2‐ Zikrin başını ve diğer organlarını bağlamasıdır. Bu durumda ip ve bağlarla sıkı sıkı bağlanmış biri gibi olursun.
3‐ Artık zikir ateşi sönmez ve nurları gitmez. Aksine sürekli olarak bir taraftan yukarı çıkan, diğer taraftan aşağı men nurlar görürsün. Etrafındaki ateşler saftır, tutuşur ve yanar, durur. Şu halde
Dilin zikri; huzur hâli olmaksızın harflerle yapılan zikirdir,
Kalbin zikri; kalpteki huzurun zikridir.
Sırrın zikri; mezkûrda huzurdan gaybet zikridir.

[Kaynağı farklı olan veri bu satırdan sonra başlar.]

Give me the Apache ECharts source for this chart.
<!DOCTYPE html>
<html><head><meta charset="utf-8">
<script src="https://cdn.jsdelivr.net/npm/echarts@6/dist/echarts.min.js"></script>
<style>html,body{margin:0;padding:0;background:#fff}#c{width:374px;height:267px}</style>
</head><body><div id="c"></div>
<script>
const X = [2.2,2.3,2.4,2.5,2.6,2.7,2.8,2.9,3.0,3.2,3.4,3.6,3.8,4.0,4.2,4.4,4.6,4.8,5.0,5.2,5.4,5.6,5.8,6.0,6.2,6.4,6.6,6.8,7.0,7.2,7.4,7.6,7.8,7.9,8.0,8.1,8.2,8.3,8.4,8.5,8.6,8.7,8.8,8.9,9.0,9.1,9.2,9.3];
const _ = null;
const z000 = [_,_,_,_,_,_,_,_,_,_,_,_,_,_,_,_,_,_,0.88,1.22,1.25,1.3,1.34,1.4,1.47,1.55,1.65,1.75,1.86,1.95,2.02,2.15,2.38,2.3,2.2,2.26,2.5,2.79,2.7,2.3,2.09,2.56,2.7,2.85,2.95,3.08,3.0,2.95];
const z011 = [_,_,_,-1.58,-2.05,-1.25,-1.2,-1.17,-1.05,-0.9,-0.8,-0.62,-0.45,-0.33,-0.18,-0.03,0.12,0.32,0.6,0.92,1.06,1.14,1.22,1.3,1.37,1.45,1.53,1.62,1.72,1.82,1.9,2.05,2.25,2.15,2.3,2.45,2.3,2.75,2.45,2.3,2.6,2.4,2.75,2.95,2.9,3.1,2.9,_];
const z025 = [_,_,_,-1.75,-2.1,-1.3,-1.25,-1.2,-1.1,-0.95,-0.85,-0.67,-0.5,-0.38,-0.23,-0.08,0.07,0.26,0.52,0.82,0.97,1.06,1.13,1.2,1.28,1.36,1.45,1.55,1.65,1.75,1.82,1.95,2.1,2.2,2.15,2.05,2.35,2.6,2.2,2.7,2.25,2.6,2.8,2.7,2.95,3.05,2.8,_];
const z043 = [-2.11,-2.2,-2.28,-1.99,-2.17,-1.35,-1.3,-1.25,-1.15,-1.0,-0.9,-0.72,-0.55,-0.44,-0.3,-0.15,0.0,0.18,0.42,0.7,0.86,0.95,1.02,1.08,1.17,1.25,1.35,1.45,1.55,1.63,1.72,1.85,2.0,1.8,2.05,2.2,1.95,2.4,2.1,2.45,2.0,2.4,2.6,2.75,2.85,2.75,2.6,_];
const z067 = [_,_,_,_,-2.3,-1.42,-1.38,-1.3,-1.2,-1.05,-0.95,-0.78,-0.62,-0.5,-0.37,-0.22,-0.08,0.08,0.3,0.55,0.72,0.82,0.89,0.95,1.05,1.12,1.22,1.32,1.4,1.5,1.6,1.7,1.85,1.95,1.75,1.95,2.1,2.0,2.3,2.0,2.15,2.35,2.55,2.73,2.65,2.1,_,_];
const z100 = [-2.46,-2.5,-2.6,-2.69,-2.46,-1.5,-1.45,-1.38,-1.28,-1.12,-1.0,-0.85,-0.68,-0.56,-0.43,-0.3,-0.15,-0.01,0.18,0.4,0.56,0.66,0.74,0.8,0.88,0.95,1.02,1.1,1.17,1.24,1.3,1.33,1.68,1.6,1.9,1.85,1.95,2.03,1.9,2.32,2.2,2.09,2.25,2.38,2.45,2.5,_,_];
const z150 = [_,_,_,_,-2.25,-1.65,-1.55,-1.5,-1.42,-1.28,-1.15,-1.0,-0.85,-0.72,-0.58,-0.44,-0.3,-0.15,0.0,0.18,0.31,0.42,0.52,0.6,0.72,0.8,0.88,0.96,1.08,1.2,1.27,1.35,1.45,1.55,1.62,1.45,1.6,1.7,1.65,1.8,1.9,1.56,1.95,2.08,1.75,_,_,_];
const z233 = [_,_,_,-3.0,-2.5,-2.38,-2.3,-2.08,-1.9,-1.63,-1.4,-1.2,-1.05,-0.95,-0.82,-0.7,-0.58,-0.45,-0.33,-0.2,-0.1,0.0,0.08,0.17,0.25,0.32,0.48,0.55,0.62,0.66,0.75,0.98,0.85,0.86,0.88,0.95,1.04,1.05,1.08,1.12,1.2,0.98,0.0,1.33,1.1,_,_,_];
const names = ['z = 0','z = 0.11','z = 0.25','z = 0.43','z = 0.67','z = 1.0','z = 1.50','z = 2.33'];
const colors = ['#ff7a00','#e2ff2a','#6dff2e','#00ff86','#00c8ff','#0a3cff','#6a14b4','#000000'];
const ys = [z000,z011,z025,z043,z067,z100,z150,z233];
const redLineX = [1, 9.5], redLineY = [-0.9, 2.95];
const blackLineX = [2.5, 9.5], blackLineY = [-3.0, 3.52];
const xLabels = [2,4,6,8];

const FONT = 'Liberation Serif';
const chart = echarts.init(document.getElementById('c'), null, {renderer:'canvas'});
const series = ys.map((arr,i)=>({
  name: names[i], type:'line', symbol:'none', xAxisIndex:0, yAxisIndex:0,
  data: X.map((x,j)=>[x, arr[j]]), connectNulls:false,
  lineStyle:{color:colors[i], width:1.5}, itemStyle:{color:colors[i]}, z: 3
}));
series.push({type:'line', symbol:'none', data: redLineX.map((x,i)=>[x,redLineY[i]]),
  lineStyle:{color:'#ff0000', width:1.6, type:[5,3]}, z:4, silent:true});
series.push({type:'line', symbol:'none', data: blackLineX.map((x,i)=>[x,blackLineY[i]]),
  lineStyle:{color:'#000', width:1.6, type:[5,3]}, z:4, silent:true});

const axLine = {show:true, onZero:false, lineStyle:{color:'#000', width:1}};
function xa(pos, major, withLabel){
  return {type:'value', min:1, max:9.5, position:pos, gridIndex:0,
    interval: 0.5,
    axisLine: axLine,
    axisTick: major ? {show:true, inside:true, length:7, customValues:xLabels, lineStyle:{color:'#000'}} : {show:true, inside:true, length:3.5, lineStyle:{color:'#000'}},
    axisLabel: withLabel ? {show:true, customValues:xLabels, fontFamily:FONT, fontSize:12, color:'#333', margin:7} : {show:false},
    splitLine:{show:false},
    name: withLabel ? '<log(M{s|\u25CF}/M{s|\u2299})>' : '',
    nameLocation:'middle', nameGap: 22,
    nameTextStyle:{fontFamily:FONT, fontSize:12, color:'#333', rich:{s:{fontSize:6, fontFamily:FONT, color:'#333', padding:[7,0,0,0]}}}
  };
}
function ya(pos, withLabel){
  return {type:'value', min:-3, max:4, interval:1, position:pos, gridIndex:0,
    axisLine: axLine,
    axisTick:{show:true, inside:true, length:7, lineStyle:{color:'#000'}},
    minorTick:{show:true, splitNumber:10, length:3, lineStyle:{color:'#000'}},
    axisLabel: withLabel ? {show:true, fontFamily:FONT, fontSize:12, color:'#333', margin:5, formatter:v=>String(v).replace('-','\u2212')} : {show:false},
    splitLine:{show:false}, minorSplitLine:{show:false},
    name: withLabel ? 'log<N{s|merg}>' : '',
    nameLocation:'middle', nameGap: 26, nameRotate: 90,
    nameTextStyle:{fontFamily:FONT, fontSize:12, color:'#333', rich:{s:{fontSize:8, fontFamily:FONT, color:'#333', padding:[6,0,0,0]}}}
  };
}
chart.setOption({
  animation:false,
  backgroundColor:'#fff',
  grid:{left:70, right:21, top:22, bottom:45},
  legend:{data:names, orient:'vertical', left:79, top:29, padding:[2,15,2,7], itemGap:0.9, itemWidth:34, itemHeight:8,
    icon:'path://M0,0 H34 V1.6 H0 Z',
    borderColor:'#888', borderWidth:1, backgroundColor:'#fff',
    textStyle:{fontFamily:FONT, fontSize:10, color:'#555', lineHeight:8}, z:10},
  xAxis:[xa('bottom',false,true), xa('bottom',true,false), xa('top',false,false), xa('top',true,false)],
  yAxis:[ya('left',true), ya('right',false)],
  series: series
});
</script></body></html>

Derece Düşme (Tenzili Rütbe)
Huzur hâline döndüğün zaman zikir anlaşılıyorsa bir derece inersin. Eğer huzurdan da Allah Teâlâ’dan da gafil olursan, sadece dilin laklakası ile uğraşıyorsun, demektir ki bir derece daha düşersin Bil ki; Zikir sadece dil ile söylense bile büyük bir saltanatı vardır. Fakat vücut ve varlığın perdeleri, zikir sultanının perdelerinden daha kalın ve kuvvetli olduğu için onun yanında zuhur etmesi mümkün değildir. Seyyâr, uyku veya gaybet hâli ile vücudu perdelerden soyununca vücudun bu zayıf halinden istifade ile zikir sultanı ortaya çıkar. Bu bir nurdur ki, ya üstten veya arkadan veyahut da önden seyyârın üzerine düşer. (Seyyâr) o anda titrer, sarsılır ve korkunun verdiği çaresizlik içinde zaruri olarak şunu der: “La ilahe illa’llâh”. Bundan sonra kendinde, muazzam bir kuvvet, dehşetli bir kudret bulur. İşte o zaman bunun tesiriyle secdeye kapanır, tevbe eder, ismi aziz olan Allah Teâlâ’ya teslim olur, mümin olur. Bu durum zikre hizmetçi olduğu ve ona devam ettiği miktarda zuhur edecektir.